Pardon the stream-of-consciousness post.
-- Hrvoje Niksic <hniksic(a)arsdigita.com> spake thusly:
Matt Tucker <tuck(a)whistlingfish.net> writes:
> Could someone detail the problem for me? I think I must have missed
> the discussion leading up to this.
There was no preceding discussion, Stephen simply mentioned it, and
everyone knows what's it about anyway. OK, just kidding. :-)
The problem is pretty much described in the subject: an open
parenthesis in the first column makes XEmacs syntax analyzer think
that it's the beginning of defun. This fools the indentation
functions, font-lock, etc.
The results are disastrous; take this Tcl code:
doc_body_append "<form method=GET action=foo>
[export_form_vars foo bar baz]
Please write your name: <input type=text name=person_name>
"
Because of the square bracket that precedes `export_form_vars',
font-lock will think that here a defun (?!) begins, and the rest of
the file will be colored as a string, except for the actual strings,
which will be colored as code. Lovely to behold.

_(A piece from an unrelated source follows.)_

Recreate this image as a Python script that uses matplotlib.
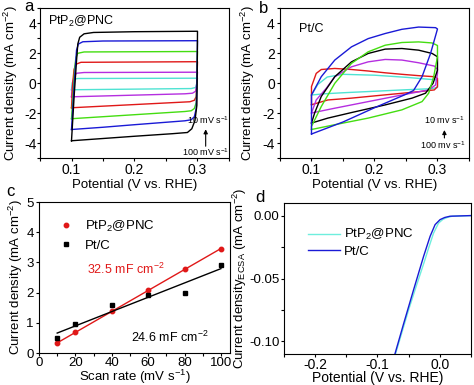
import numpy as np
import matplotlib
matplotlib.use("Agg")
import matplotlib.pyplot as plt
from matplotlib.ticker import MultipleLocator, FormatStrFormatter

plt.rcParams['font.family'] = ['Liberation Sans', 'DejaVu Sans']
plt.rcParams['mathtext.fontset'] = 'custom'
plt.rcParams['mathtext.rm'] = 'Liberation Sans'
plt.rcParams['mathtext.it'] = 'Liberation Sans:italic'
plt.rcParams['axes.unicode_minus'] = False
plt.rcParams['font.size'] = 9

# --- panel a: CVs of PtP2@PNC (closed loops, potential V / current mA cm-2)
a_black = [(0.100, -3.85), (0.104, -1.0), (0.108, 1.5), (0.110, 2.6), (0.113, 3.05), (0.120, 3.28),
           (0.135, 3.37), (0.200, 3.42), (0.300, 3.45), (0.2995, 0.5), (0.299, -1.5), (0.296, -2.5),
           (0.291, -3.05), (0.284, -3.3), (0.260, -3.38), (0.200, -3.55), (0.150, -3.7), (0.100, -3.85)]
a_blue = [(0.100, -3.1), (0.103, -1.0), (0.106, 1.0), (0.108, 2.2), (0.111, 2.6), (0.118, 2.75),
          (0.150, 2.8), (0.300, 2.82), (0.299, 0.0), (0.298, -1.7), (0.295, -2.25), (0.290, -2.45),
          (0.280, -2.52), (0.200, -2.78), (0.150, -2.95), (0.100, -3.1)]
a_green = [(0.100, -2.38), (0.103, -0.5), (0.105, 1.0), (0.107, 1.7), (0.110, 1.98), (0.120, 2.07),
           (0.300, 2.1), (0.299, 0.0), (0.298, -1.3), (0.295, -1.7), (0.290, -1.85), (0.280, -1.9),
           (0.100, -2.38)]
a_red = [(0.100, -1.65), (0.102, 0.0), (0.104, 0.9), (0.107, 1.25), (0.115, 1.38), (0.300, 1.42),
         (0.299, 0.0), (0.298, -0.9), (0.295, -1.15), (0.288, -1.25), (0.100, -1.65)]
a_magenta = [(0.100, -0.92), (0.102, 0.0), (0.104, 0.45), (0.108, 0.65), (0.120, 0.70), (0.300, 0.72),
             (0.299, 0.0), (0.297, -0.55), (0.292, -0.68), (0.280, -0.72), (0.100, -0.92)]
a_cyan = [(0.100, -0.45), (0.101, 0.0), (0.104, 0.25), (0.110, 0.30), (0.300, 0.32), (0.299, 0.0),
          (0.297, -0.3), (0.290, -0.37), (0.100, -0.45)]

# --- panel b: CVs of Pt/C
b_blue = [(0.100, -3.4), (0.100, -0.8), (0.1155, 0.42), (0.137, 1.53), (0.1635, 2.41), (0.190, 2.96),
          (0.217, 3.3), (0.2435, 3.58), (0.270, 3.73), (0.297, 3.69), (0.300, 3.6), (0.289, 1.97),
          (0.2755, 0.42), (0.262, -0.5), (0.250, -0.75), (0.200, -1.65), (0.150, -2.6), (0.100, -3.4)]
b_green = [(0.100, -3.1), (0.100, -2.9), (0.1155, -1.57), (0.137, -0.02), (0.1635, 1.31), (0.190, 2.08),
           (0.217, 2.52), (0.2435, 2.7), (0.270, 2.74), (0.2915, 2.67), (0.300, 2.5), (0.300, 1.75),
           (0.294, 0.42), (0.286, -0.68), (0.2755, -1.24), (0.2435, -1.79), (0.190, -2.34),
           (0.137, -2.78), (0.100, -3.1)]
b_black = [(0.100, -2.67), (0.105, -2.0), (0.1155, -0.9), (0.137, 0.42), (0.1635, 1.41), (0.190, 1.97),
           (0.217, 2.26), (0.2435, 2.3), (0.270, 2.19), (0.2915, 1.97), (0.300, 1.75), (0.300, 0.86),
           (0.293, -0.02), (0.281, -0.68), (0.2595, -1.01), (0.217, -1.46), (0.1635, -1.97),
           (0.126, -2.34), (0.100, -2.67)]
b_magenta = [(0.100, -2.0), (0.1075, -1.13), (0.1235, -0.35), (0.137, 0.42), (0.1635, 1.08), (0.190, 1.41),
             (0.217, 1.57), (0.2435, 1.53), (0.270, 1.35), (0.295, 1.13), (0.300, 0.9), (0.300, 0.64),
             (0.297, -0.13), (0.286, -0.46), (0.2435, -0.8), (0.190, -1.24), (0.137, -1.68), (0.100, -2.0)]
b_red = [(0.100, -1.45), (0.100, -0.24), (0.1075, 0.64), (0.1155, 0.9), (0.137, 0.97), (0.1635, 0.9),
         (0.190, 0.8), (0.217, 0.68), (0.2435, 0.58), (0.270, 0.49), (0.295, 0.42), (0.300, 0.31),
         (0.300, -0.24), (0.295, -0.46), (0.270, -0.58), (0.217, -0.79), (0.163, -1.01), (0.126, -1.13),
         (0.100, -1.45)]
b_cyan = [(0.100, -0.8), (0.110, -0.1), (0.125, 0.4), (0.150, 0.58), (0.200, 0.52), (0.250, 0.38),
          (0.300, 0.2), (0.300, -0.3), (0.290, -0.38), (0.250, -0.45), (0.200, -0.55), (0.150, -0.65),
          (0.120, -0.72), (0.100, -0.8)]

# --- panel c: current density vs scan rate
scan_rate = [10, 20, 40, 60, 80, 100]
j_ptp2 = [0.33, 0.68, 1.38, 2.08, 2.77, 3.45]
j_ptc = [0.50, 0.95, 1.60, 1.92, 2.00, 2.92]

# --- panel d: ECSA-normalised LSV
d_ptp2_x = [-0.071, -0.062, -0.050, -0.037, -0.025, -0.018, -0.010, -0.002, 0.005, 0.012, 0.020, 0.050]
d_ptp2_y = [-0.110, -0.095, -0.075, -0.055, -0.037, -0.026, -0.014, -0.006, -0.003, -0.0015, -0.0005, 0.0]
d_ptc_x = [-0.0725, -0.058, -0.042, -0.026, -0.0155, -0.0075, 0.0005, 0.008, 0.0165, 0.050]
d_ptc_y = [-0.111, -0.086, -0.059, -0.0325, -0.0165, -0.0072, -0.0032, -0.0015, -0.0005, 0.0]

BLUE = '#1a1ad6'
GREEN = '#44dd11'
RED = '#e01818'
MAGENTA = '#b52ee0'
CYAN = '#4fe3d3'
CYAN_D = '#6eeedd'


def style(ax, size, ypad=1.5, xpad=1.5):
    ax.tick_params(which='both', direction='out', length=2.2, width=0.8, labelsize=size)
    ax.tick_params(axis='x', pad=xpad)
    ax.tick_params(axis='y', pad=ypad)
    for s in ax.spines.values():
        s.set_linewidth(0.8)


def loop(ax, pts, color):
    pts = np.array(pts)
    ax.plot(pts[:, 0], pts[:, 1], color=color, lw=1.0)


fig = plt.figure(figsize=(4.74, 3.85), dpi=100)
ax_a = fig.add_axes([0.0844, 0.5896, 0.3987, 0.3896])
ax_b = fig.add_axes([0.5907, 0.5896, 0.3987, 0.3896])
ax_c = fig.add_axes([0.0823, 0.0831, 0.4030, 0.3922])
ax_d = fig.add_axes([0.5990, 0.0805, 0.3945, 0.3922])

# panel a
for pts, col in [(a_cyan, CYAN), (a_magenta, MAGENTA), (a_red, RED), (a_green, GREEN),
                 (a_blue, BLUE), (a_black, 'black')]:
    loop(ax_a, pts, col)
ax_a.text(0.042, 0.913, 'PtP$_2$@PNC', transform=ax_a.transAxes, fontsize=9, va='center')
ax_a.text(0.316, -2.47, '10 mV s$^{-1}$', fontsize=6.5, ha='center', va='center')
ax_a.text(0.313, -4.6, '100 mV s$^{-1}$', fontsize=6.5, ha='center', va='center')
ax_a.annotate('', xy=(0.313, -2.9), xytext=(0.313, -4.4),
              arrowprops=dict(arrowstyle='-|>', color='black', lw=0.8, mutation_scale=6))

# panel b
for pts, col in [(b_cyan, CYAN), (b_red, RED), (b_magenta, MAGENTA), (b_black, 'black'),
                 (b_green, GREEN), (b_blue, BLUE)]:
    loop(ax_b, pts, col)
ax_b.text(0.099, 0.861, 'Pt/C', transform=ax_b.transAxes, fontsize=9, va='center')
ax_b.text(0.311, -2.45, '10 mv s$^{-1}$', fontsize=6.5, ha='center', va='center')
ax_b.text(0.308, -4.11, '100 mv s$^{-1}$', fontsize=6.5, ha='center', va='center')
ax_b.annotate('', xy=(0.311, -2.95), xytext=(0.311, -3.85),
              arrowprops=dict(arrowstyle='-|>', color='black', lw=0.8, mutation_scale=6))

for ax, ypad, lpad in ((ax_a, 0.3, 3.0), (ax_b, 1.5, 3.5)):
    ax.set_xlim(0.05, 0.35)
    ax.set_ylim(-5, 5)
    ax.xaxis.set_major_locator(MultipleLocator(0.1))
    ax.xaxis.set_minor_locator(MultipleLocator(0.05))
    ax.yaxis.set_major_locator(MultipleLocator(2))
    ax.yaxis.set_minor_locator(MultipleLocator(1))
    ax.set_xlabel('Potential (V vs. RHE)', fontsize=9.5, labelpad=1)
    ax.set_ylabel('Current density (mA cm$^{-2}$)', fontsize=9.5, labelpad=lpad)
    style(ax, 10, ypad=ypad)

# panel c
sr = np.array(scan_rate, dtype=float)
for jv, col, mk, lab in [(j_ptp2, RED, 'o', 'PtP$_2$@PNC'), (j_ptc, 'black', 's', 'Pt/C')]:
    k, b0 = np.polyfit(sr, jv, 1)
    ax_c.plot(sr, k * sr + b0, color=col, lw=1.0)
    ax_c.plot(sr, jv, mk, color=col, ms=3.2, ls='none', label=lab)
ax_c.legend(loc='upper left', bbox_to_anchor=(0.06, 0.95), frameon=False, fontsize=9.5,
            handlelength=1.0, handletextpad=0.9, labelspacing=0.45, borderpad=0.2)
ax_c.text(0.455, 0.556, '32.5 mF cm$^{-2}$', color=RED, transform=ax_c.transAxes,
          fontsize=9, ha='center', va='center')
ax_c.text(0.686, 0.106, '24.6 mF cm$^{-2}$', color='black', transform=ax_c.transAxes,
          fontsize=9, ha='center', va='center')
ax_c.set_xlim(0, 105)
ax_c.set_ylim(0, 5)
ax_c.xaxis.set_major_locator(MultipleLocator(20))
ax_c.xaxis.set_minor_locator(MultipleLocator(10))
ax_c.yaxis.set_major_locator(MultipleLocator(1))
ax_c.set_xlabel('Scan rate (mV s$^{-1}$)', fontsize=9.5, labelpad=-1)
ax_c.set_ylabel('Current density (mA cm$^{-2}$)', fontsize=9.5, labelpad=1)
style(ax_c, 9.5, xpad=0.8)

# panel d
ax_d.plot(d_ptp2_x, d_ptp2_y, color=CYAN_D, lw=1.0, label='PtP$_2$@PNC')
ax_d.plot(d_ptc_x, d_ptc_y, color=BLUE, lw=1.0, label='Pt/C')
ax_d.legend(loc='upper left', bbox_to_anchor=(0.08, 0.9), frameon=False, fontsize=9.5,
            handlelength=2.4, handletextpad=0.3, labelspacing=0.25, borderpad=0.2)
ax_d.set_xlim(-0.25, 0.05)
ax_d.set_ylim(-0.11, 0.01)
ax_d.xaxis.set_major_locator(MultipleLocator(0.1))
ax_d.xaxis.set_minor_locator(MultipleLocator(0.05))
ax_d.yaxis.set_major_locator(MultipleLocator(0.05))
ax_d.yaxis.set_minor_locator(MultipleLocator(0.025))
ax_d.yaxis.set_major_formatter(FormatStrFormatter('%.2f'))
ax_d.set_xlabel('Potential (V vs. RHE)', fontsize=10, labelpad=-1)
ax_d.set_ylabel('Current density$_{\\mathrm{ECSA}}$ (mA cm$^{-2}$)', fontsize=9.5, labelpad=0)
style(ax_d, 9.5, xpad=0.8, ypad=1.0)
ax_d.tick_params(axis='x', labelsize=10)

for lab, x, y in [('a', 0.061, 0.984), ('b', 0.557, 0.979), ('c', 0.022, 0.503), ('d', 0.549, 0.488)]:
    fig.text(x, y, lab, fontsize=12, ha='center', va='center')

fig.savefig('out.png', dpi=100)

I'll leave the explanation of the internals to someone who understands
them (Jan?), which is why I asked the question anyway.

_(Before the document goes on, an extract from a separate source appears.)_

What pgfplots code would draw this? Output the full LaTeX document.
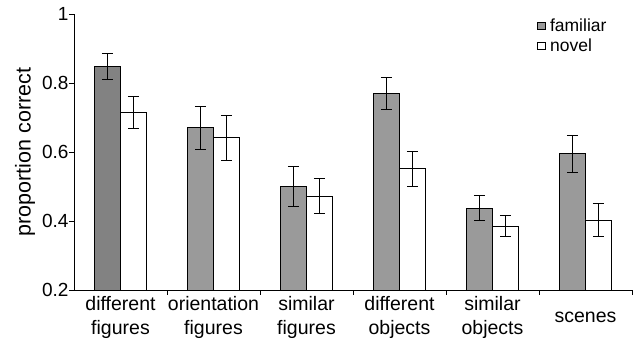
\documentclass[border=0pt]{standalone}
\usepackage{pgfplots}
\pgfplotsset{compat=1.18}
\usepackage{fontspec}
\setmainfont{Liberation Sans}
\definecolor{famdark}{HTML}{828282}
\definecolor{fam}{HTML}{9A9A9A}
\begin{document}
\begin{tikzpicture}
\useasboundingbox (-74pt,-52pt) rectangle (561pt,290pt);
\begin{axis}[
  scale only axis, width=558pt, height=276pt,
  xmin=-0.5, xmax=5.5, ymin=0.2, ymax=1,
  axis x line*=bottom, axis y line*=left,
  axis line style={-, line width=0.9pt},
  ybar, bar width=26pt,
  xtick={0,...,5},
  xticklabels={different\\figures, orientation\\figures, similar\\figures, different\\objects, similar\\objects, scenes},
  xticklabel style={align=center, anchor=center, yshift=-22pt, font=\fontsize{19.5}{24}\selectfont},
  every major x tick/.append style={draw=none},
  minor xtick={0.5,1.5,2.5,3.5,4.5,5.5},
  minor tick length=5pt,
  every minor x tick/.append style={draw=black, line width=0.9pt},
  ytick={0.2,0.4,0.6,0.8,1},
  yticklabels={0.2,0.4,0.6,0.8,1},
  yticklabel style={font=\fontsize{19}{22}\selectfont, xshift=3pt},
  major tick length=5pt,
  tick align=outside,
  every major y tick/.append style={line width=0.9pt, black},
  ylabel={proportion correct},
  ylabel style={at={(axis description cs:0,0.5)}, anchor=center, yshift=49pt, font=\fontsize{21.5}{24}\selectfont},
  legend style={draw=none, fill=none, at={(0.828,0.995)}, anchor=north west, font=\fontsize{17.5}{19}\selectfont, row sep=2.5pt, inner sep=1pt},
  legend cell align=left,
  legend image code/.code={\draw[#1, line width=0.8pt] (1pt,-3.5pt) rectangle (9pt,3.5pt); \path (11pt,0pt);},
  error bars/error bar style={line width=1.1pt, black},
  error bars/error mark options={rotate=90, mark size=5.5pt, line width=1.1pt, black},
]
\addplot[fill=fam, draw=black, line width=0.9pt, bar shift=-13pt,
  error bars/.cd, y dir=both, y explicit]
  coordinates {(1,0.670) +- (0,0.062) (2,0.500) +- (0,0.058) (3,0.770) +- (0,0.047) (4,0.437) +- (0,0.036) (5,0.595) +- (0,0.054)};
\addlegendentry{familiar}
\addplot[fill=white, draw=black, line width=0.9pt, bar shift=13pt,
  error bars/.cd, y dir=both, y explicit]
  coordinates {(0,0.714) +- (0,0.046) (1,0.641) +- (0,0.065) (2,0.472) +- (0,0.050) (3,0.551) +- (0,0.051) (4,0.385) +- (0,0.031) (5,0.403) +- (0,0.048)};
\addlegendentry{novel}
\addplot[fill=famdark, draw=black, line width=0.9pt, bar shift=-13pt, forget plot,
  error bars/.cd, y dir=both, y explicit]
  coordinates {(0,0.848) +- (0,0.038)};
\end{axis}
\end{tikzpicture}
\end{document}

I haven't researched this fully, but I suspect this bug is in the way
font-lock.c operates. However, in addition to porting the syntax-table
code from GNU Emacs, I also ported
`font-lock-fontify-syntactically-region' to use `parse-partial-sexp'
instead of `syntactically-sectionize' (the font-lock.c method of
syntaxification).
So if I'm correct, this bug didn't exist on GNU Emacs because they
don't have font-lock.c, and this bug is now fixed because we're not
using it. I copied your sample code twice into an empty tcl-mode and
did a `font-lock-fontify-buffer', and it fontified correctly.

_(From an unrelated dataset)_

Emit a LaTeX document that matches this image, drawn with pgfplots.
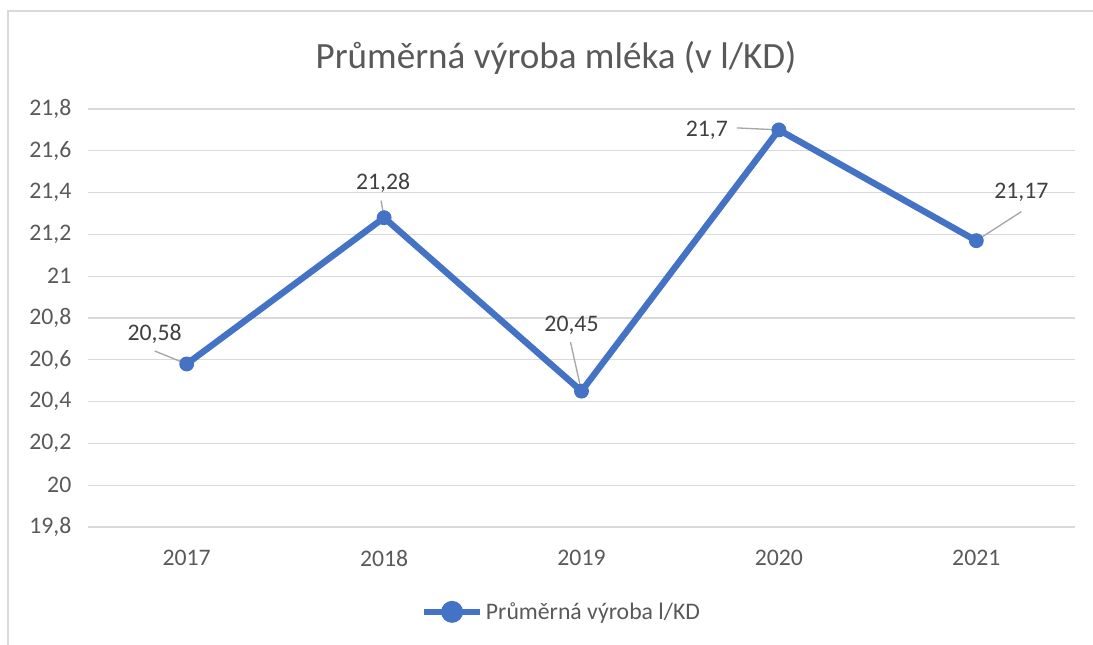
\documentclass[border=0pt]{standalone}
\usepackage{pgfplots}
\pgfplotsset{compat=1.18}
\usepackage{fontspec}
\setmainfont{Carlito}
\definecolor{excelblue}{HTML}{4472C4}
\definecolor{txtgray}{HTML}{595959}
\definecolor{lblgray}{HTML}{404040}
\definecolor{gridgray}{HTML}{D9D9D9}
\definecolor{leadgray}{HTML}{A6A6A6}
\begin{document}
\begin{tikzpicture}[x=0.75pt,y=0.75pt]
\useasboundingbox (0,0) rectangle (1093,644);
\draw[gridgray, line width=1pt] (8,-5) -- (8,633) -- (1100,633);
\node[txtgray, font=\fontsize{27.8}{33}\selectfont] at (556,586) {Průměrná výroba mléka (v l/KD)};
\begin{axis}[
  at={(66pt,87.75pt)}, anchor=south west,
  scale only axis, width=740.25pt, height=313.5pt,
  xmin=-0.5, xmax=4.5, ymin=19.8, ymax=21.8,
  xtick={0,1,2,3,4}, xticklabels={2017,2018,2019,2020,2021},
  ytick={19.8,20,20.2,20.4,20.6,20.8,21,21.2,21.4,21.6,21.8},
  ymajorgrids, grid style={gridgray, line width=1pt},
  axis line style={draw=none}, major tick length=0pt,
  tick label style={txtgray, font=\fontsize{17.8}{20}\selectfont},
  /pgf/number format/assume math mode=true,
  /pgf/number format/use comma, /pgf/number format/fixed,
  yticklabel style={anchor=east, xshift=-9pt},
  xticklabel style={yshift=-14pt},
  clip=false,
  legend style={draw=none, fill=none, at={(0.48,-0.203)}, anchor=center,
    font=\fontsize{17.8}{20}\selectfont, text=txtgray, inner sep=0pt},
  legend image code/.code={\draw[excelblue, line width=4.8pt] (0pt,0pt) -- (42pt,0pt);
    \fill[excelblue] (21pt,0pt) circle (5.8pt);},
]
\addplot[excelblue, line width=4.8pt, mark=*, mark size=5.2pt, mark options={line width=0.75pt, fill=excelblue}]
  coordinates {(0,20.58) (1,21.28) (2,20.45) (3,21.7) (4,21.17)};
\addlegendentry{Průměrná výroba l/KD}
% leader lines
\draw[leadgray, line width=1pt] ([xshift=-24pt,yshift=9.75pt]axis cs:0,20.58) -- (axis cs:0,20.58);
\draw[leadgray, line width=1pt] ([xshift=-2.25pt,yshift=12.75pt]axis cs:1,21.28) -- (axis cs:1,21.28);
\draw[leadgray, line width=1pt] ([xshift=-8.25pt,yshift=36.75pt]axis cs:2,20.45) -- (axis cs:2,20.45);
\draw[leadgray, line width=1pt] ([xshift=-31.5pt,yshift=1.5pt]axis cs:3,21.7) -- (axis cs:3,21.7);
\draw[leadgray, line width=1pt] ([xshift=33.75pt,yshift=21.75pt]axis cs:4,21.17) -- (axis cs:4,21.17);
% data labels
\tikzset{dl/.style={lblgray, font=\fontsize{17.8}{20}\selectfont, inner sep=0pt}}
\node[dl] at ([xshift=-24pt,yshift=22.5pt]axis cs:0,20.58) {20,58};
\node[dl] at ([xshift=-0.75pt,yshift=26.25pt]axis cs:1,21.28) {21,28};
\node[dl] at ([xshift=-7.5pt,yshift=49.5pt]axis cs:2,20.45) {20,45};
\node[dl] at ([xshift=-54pt,yshift=0pt]axis cs:3,21.7) {21,7};
\node[dl] at ([xshift=33.75pt,yshift=36pt]axis cs:4,21.17) {21,17};
\end{axis}
\end{tikzpicture}
\end{document}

I also tried the following in the scratch buffer:
---
(defun emacs-lisp-byte-compile ()
"Byte compile
(the file containing the current buffer."
(interactive)
(if buffer-file-name
;; XEmacs change. Force buffer save first
(progn
(save-buffer)
(byte-compile-file buffer-file-name))
(error "The buffer must be saved in a file first.")))
---
And the '(' I stuck in the comment didn't seem to screw up
fontification. However, indenting still seems to be somewhat hosed
(`indent-sexp' works properly expect for the comment, but
`indent-for-tab-command' doesn't), and fontification doesn't happen
properly if a line is changed, although a fontify-buffer will fix it.
So the bug appears to be half-fixed, and the main problem appears to be
`beginning-of-defun', which `syntactically-sectionize' uses to set up
its caches, and which is incorrectly reporting the embedded parenthesis
as the start of defun.
For what it's worth, `beginning-of-defun' is broken on GNU Emacs, but
their fontification isn't, although indenting is broken in the same
way. I suspect the reason fontification works is that they use a
different method of refontifying which hides the problem.
I can research this a bit further and try to fix it. I suspect that
there are at least a couple solutions. One of them would be to apply
custom syntax tables to all strings to mark opening parentheses as
punctuation, but that seems overkill. It might also be possible to fix
`beginning-of-defun' to use `parse-partial-sexp' instead of just doing
a regex search.
I've also been wanting to redo lazy-lock-mode to bring it more in line
with GNU Emacs', which is more sophisticated and has more elegant
behavior. I realize there are some issues with XEmacs not having the
same hooks that GNU Emacs' lazy-lock uses, but I think those issues can
be resolved. I also think that if proper behavior can be achieved, it
might be worth rolling the lazy-lock functionality into font-lock-mode,
as long as there's no opposition to it.